Tornando alle chiamate, cosa accadde?

“Madè chiama Benno per terzo, dopo aver cercato la zia e il vicino, e appena ci parla capisce che sta mentendo. Invece di piangere, disperarsi, avere un crollo emotivo, Madè vestirà per mesi le vesti dell’investigatore, aiutando i carabinieri a sbugiardare le affermazioni del fratello, a indirizzarli alle persone da sentire per trovare la verità, a trovare il punto dove potevano essere nascosti i corpi dei genitori. La missione di Madè diventa di consegnare il fratello alla giustizia, e anche al processo non sarà vittima, ma difenderà i genitori dalle accuse del fratello”.

Cosa hanno rappresentato per l’opinione pubblica le bugie, i depistaggi e i silenzi in tribunale di Benno?

“Per quanto riguarda Bolzano, la città è stata sconvolta da questo omicidio, perché è la tipica città in cui queste cose non succedono, sebbene in passato ci sia stato il famoso caso di Marco Bergamo. E Bolzano ha convissuto per un mese con un assassino libero. Per la città è stata una situazione ansiogena, anche per via delle ricerche dei corpi nell’Adige. Le persone andavano in bici sull’argine, mentre i pompieri, i cani molecolari, gli elicotteri, i droni continuavano le ricerche. Per l’Italia ha significato assistere allo svolgimento di una storia pazzesca, con colpi di scena incalzanti, con molte parti da scoprire”.

Ha dedicato una parte del libro alla vicenda umana di Peter e Laura. Crede che si sia parlato troppo poco delle vittime nella cronaca, approfondimenti a parte?

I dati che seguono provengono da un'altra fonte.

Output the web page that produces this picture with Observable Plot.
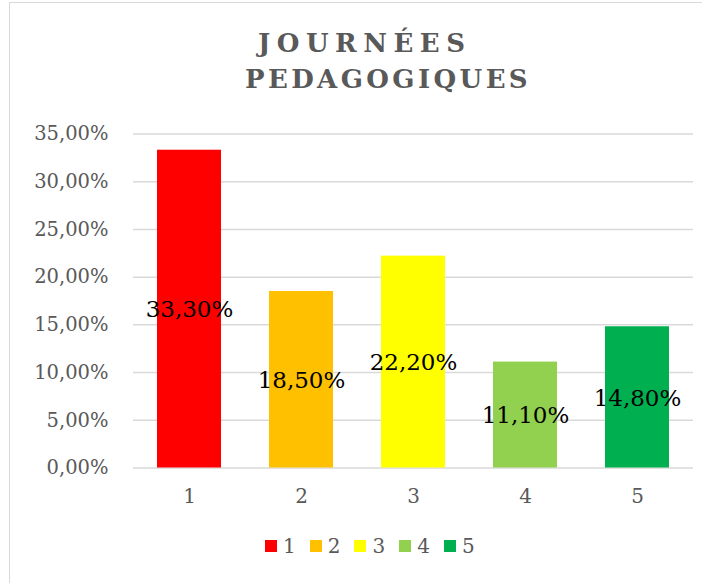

“In generale sì. È uno dei problemi della cronaca: ci si concentra sulle persone che sono vive, che possono parlare. Volevo raccontare la storia di queste due persone, ci tenevo moltissimo. Ho messo più di un anno per guadagnarmi la fiducia delle loro famiglie.

Era un mio desiderio che in questo libro ci fosse traccia di Laura e Peter, mi sembrava giusto restituire loro una dimensione umana, raccontare chi erano, cosa che nessuno è riuscito a fare in quei primi mesi del 2021, perché non c’erano le condizioni per farlo, e comunque spesso le vittime restano sullo sfondo di queste storie”.